As can be seen from Figure 8, the security countermeasures for meeting the Integrity requirement are very similar to the Confidentiality countermeasures. In particular, the set of countermeasures for Authorization for Access Control, Identity Establishment and Authentication, Credential Establishment, Message Encryption, and Confidentiality Assessment Measures are identical. The only additional countermeasures are:

·         Digital Signatures. Digital signatures can be used to verify that the data is coming from an authenticated source. This can ensure that the data is being received from the entity that it claims to come from, and therefore has not been tampered with on the way. However, it does not entirely ensure the integrity of the data, which may have been compromised before it was sent.

·         Cyclical Redundancy Check (CRC). The CRC code added to the end of a message helps to ensure that the data was not modified as it was being transmitted. However, it cannot completely ensure the integrity of the data, since a “man-in-the-middle” attack could simply generate a new CRC after changing the data.

 

 

Availability Security Countermeasure Services

“Availability” is the ability for an authorized entity to have access to the data or system in a timely manner whenever it needs that access. The threat is termed “Denial of Service” when it is due to a deliberate attack.

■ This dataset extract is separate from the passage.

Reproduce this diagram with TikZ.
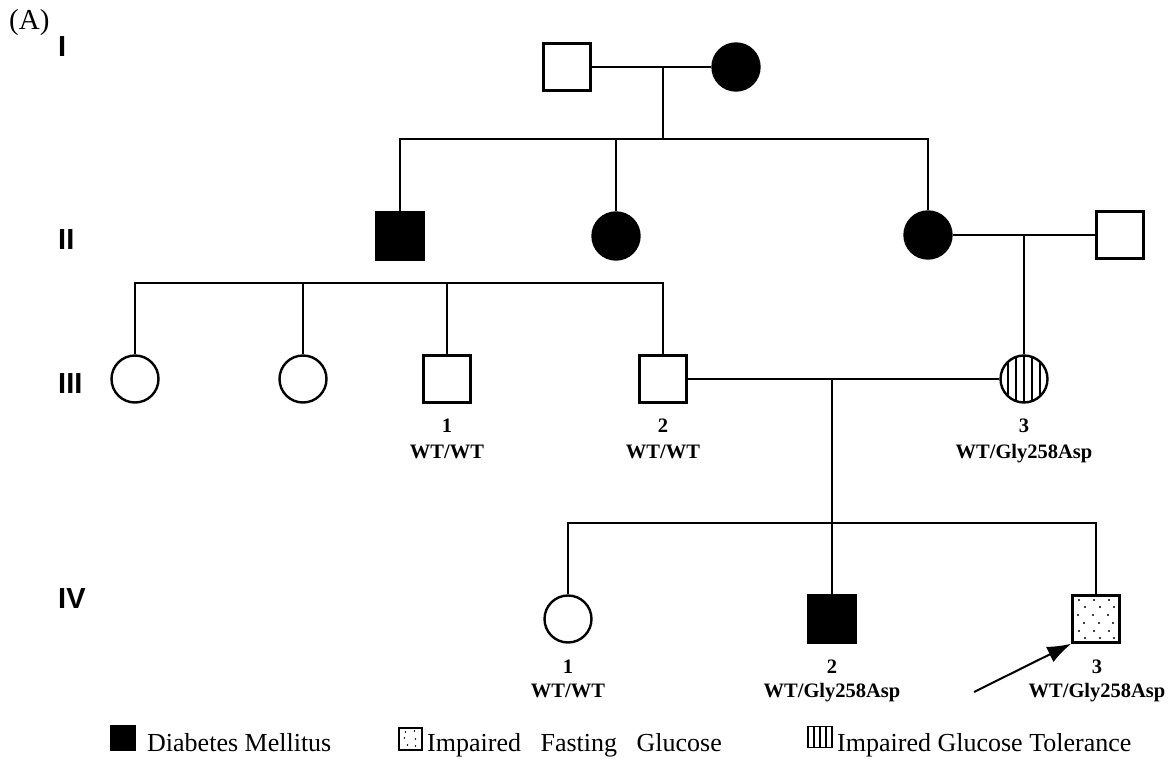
\documentclass[tikz,border=0pt]{standalone}
\usepackage{fontspec}
\setmainfont{Liberation Serif}
\newfontfamily\gensans{Liberation Sans}
\usetikzlibrary{arrows.meta}
\tikzset{
  sym/.style={draw, line width=2.4pt, inner sep=0pt, minimum size=47pt},
  male/.style={sym, rectangle},
  female/.style={sym, circle},
  aff/.style={fill=black},
  rel/.style={line width=2pt},
  genlbl/.style={anchor=base west, inner sep=0pt, font=\gensans\bfseries\fontsize{29}{32}\selectfont},
  idlbl/.style={anchor=base, inner sep=0pt, font=\bfseries\fontsize{20.5}{24}\selectfont},
  leglbl/.style={anchor=base west, inner sep=0pt, font=\fontsize{26}{30}\selectfont},
  vhatch/.style={path picture={
     \foreach \dx in {-16,-8,0,8,16}
       \draw[line width=1.6pt] ([xshift=\dx pt]path picture bounding box.north) -- ([xshift=\dx pt]path picture bounding box.south);}},
  dotted box/.style={path picture={
     \foreach \dx/\dy in {-17/-19,-2/-19,13/-19, -11/-12,4/-12,18/-12, -18/-4,-3/-4,12/-4, -12/4,3/4,17/4, -17/12,-2/12,13/12, -11/19,4/19,18/19}
       \fill (path picture bounding box.center) ++(\dx,\dy) circle (1.2pt);}},
}
\begin{document}
\begin{tikzpicture}[x=1pt,y=-1pt]
\useasboundingbox (0,0) rectangle (1171,759);
% panel and generation labels
\node[anchor=base west, inner sep=0pt, font=\fontsize{29}{32}\selectfont] (A) at (9,30) {(A)};
\node[genlbl] (gI) at (58,57) {I};
\node[genlbl] (gII) at (58,250) {II};
\node[genlbl] (gIII) at (58,394) {III};
\node[genlbl] (gIV) at (58,608) {IV};
% generation I
\node[male] (i1) at (567,67) {};
\node[female, aff] (i2) at (736,67) {};
% generation II
\node[male, aff] (ii1) at (400,236) {};
\node[female, aff] (ii2) at (616,236) {};
\node[female, aff] (ii3) at (928,235) {};
\node[male] (ii4) at (1120,235) {};
% generation III
\node[female] (iii1) at (135,379) {};
\node[female] (iii2) at (303,379) {};
\node[male] (iii3) at (447,379) {};
\node[male] (iii4) at (663,379) {};
\node[female, vhatch] (iii5) at (1024,379) {};
% generation IV
\node[female] (iv1) at (568,619) {};
\node[male, aff] (iv2) at (832,619) {};
\node[male, dotted box] (iv3) at (1096,619) {};
% coordinates for lines
\coordinate (m1) at (663,67);
\coordinate (s1) at (663,139);
\coordinate (m2) at (1024,235);
\coordinate (s2) at (400,283);
\coordinate (m3) at (832,379);
\coordinate (s3) at (832,523);
% connectors
\draw[rel] (i1) -- (i2);
\draw[rel] (m1) -- (s1);
\draw[rel] (ii1.north) -- (ii1.north |- s1) -- (ii3.north |- s1) -- (ii3.north);
\draw[rel] (ii2.north) -- (ii2.north |- s1);
\draw[rel] (ii3) -- (ii4);
\draw[rel] (m2) -- (iii5.north);
\draw[rel] (iii1.north) -- (iii1.north |- s2) -- (iii4.north |- s2) -- (iii4.north);
\draw[rel] (iii2.north) -- (iii2.north |- s2);
\draw[rel] (iii3.north) -- (iii3.north |- s2);
\draw[rel] (iii4) -- (iii5);
\draw[rel] (m3) -- (iv2.north);
\draw[rel] (iv1.north) -- (iv1.north |- s3) -- (iv3.north |- s3) -- (iv3.north);
% proband arrow
\coordinate (arr) at (974,692);
\draw[rel, -{Latex[length=24pt,width=17pt]}] (arr) -- (iv3.south west);
% individual labels
\node[idlbl] (n31) at (447,433) {1};
\node[idlbl] (g31) at (447,458) {WT/WT};
\node[idlbl] (n32) at (663,433) {2};
\node[idlbl] (g32) at (663,458) {WT/WT};
\node[idlbl] (n33) at (1024,433) {3};
\node[idlbl] (g33) at (1024,458) {WT/Gly258Asp};
\node[idlbl] (n41) at (568,673) {1};
\node[idlbl] (g41) at (568,697) {WT/WT};
\node[idlbl] (n42) at (832,673) {2};
\node[idlbl] (g42) at (832,697) {WT/Gly258Asp};
\node[idlbl] (n43) at (1097,673) {3};
\node[idlbl] (g43) at (1097,697) {WT/Gly258Asp};
% legend
\node[fill=black, minimum size=26pt, inner sep=0pt] (lg1) at (123,738) {};
\node[leglbl] (lt1) at (147,751) {Diabetes Mellitus};
\node[draw, line width=1.6pt, minimum width=23pt, minimum height=22pt, inner sep=0pt,
  path picture={\foreach \dx/\dy in {-5/-7,4/-8,-6/-1,5/0,-3/6,5/7}
    \fill (path picture bounding box.center) ++(\dx,\dy) circle (0.9pt);}] (lg2) at (410.5,739) {};
\node[leglbl] (lt2) at (427,751) {Impaired\hspace{0.75em}Fasting\hspace{0.75em}Glucose};
\node[draw, line width=1.6pt, minimum width=24pt, minimum height=21pt, inner sep=0pt,
  path picture={\foreach \dx in {-6,0,6}
    \draw[line width=1.4pt] ([xshift=\dx pt]path picture bounding box.north) -- ([xshift=\dx pt]path picture bounding box.south);}] (lg3) at (820,737) {};
\node[leglbl] (lt3) at (837,751) {Impaired Glucose Tolerance};
\end{tikzpicture}
\end{document}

However, the most common cause for unavailability is a malfunction of the system, whether a computer software “crash”, hardware failure, or interrupted communications. For power system operations, unavailable data can have very serious consequences: as noted above, the main contributing factor in the August 14, 2003 blackout was the unavailability of key data to the right place at the right time (not due in this case to terrorism, but that more pernicious causes of carelessness and poor design). In a broad sense, security of the information infrastructure includes measures to detect and announce the unavailability of information, even if not caused by deliberate attacks.

The primary countermeasures (equally valid whether the denial of service was deliberate or inadvertent) are:

·         Techniques to Minimize Denial of Service. In essence, this means good system and network design that is adequately monitored so that failures, software anomalies, data inconsistencies, and performance problems can be detected and corrected.

·         Backup and Recovery. Backup and recovery mechanisms are vital to recovering from losses of data for any reason, but even more so for data that might have been tampered with. Special care should be taken to ensure that compromised data does not wipe out legitimate data during a backup process.

·         Network and System Management (NSM). Network and system management is not always considered part of “security”, but in reality, managing the information infrastructure is as crucial to the secure and reliable operation of the power system as any encryption or access management security schemes. Often SCADA systems perform some minimal communications monitoring, such as whether communications are available to their RTUs, and then they flag data as “unavailable” if communications are lost. However, it is then up to the maintenance personnel to track down what the problem is, what equipment is affected, where the equipment is located, and what should be done to fix the problem. Where availability is a critical security requirement, network and system management should be implemented. The most common technology is the Simple Network Management Protocol (SNMP) that was developed by the IETF for the Internet. In addition, IEC 62351-7 – Management Information Bases (MIBs) for Network and System Management – is under development to create standardized objects for monitoring and controlling utility-specific equipment.

 

Non-Repudiation Security Countermeasure Services

Non-repudiation implies ensuring that entities cannot deny that a transaction took place, nor its opposite: claim that a transaction did take place when it did not. As seen in Figure 10, from a cyber point of view, the primary method for handling non-repudiation is digital signatures:

·         Digital Signatures. Digital signatures require the full suite of authentication. They need to ensure, first of all, that the identity of the entities are established and valid. Then, in order to exchange the digital signature over insecure networks, authentication, authorization, and encryption is required.

·         Security Attack Litigation. Since attempts to repudiate transactions are often associated with legal or financial issues, having a good audit trail along with digital signatures is particularly important. In addition, power system operations should have audit logs (including sequence of events logs) with very precisely synchronized time, in order to track and cross-correlate operational states and control commands across different substations, utilities, and regions.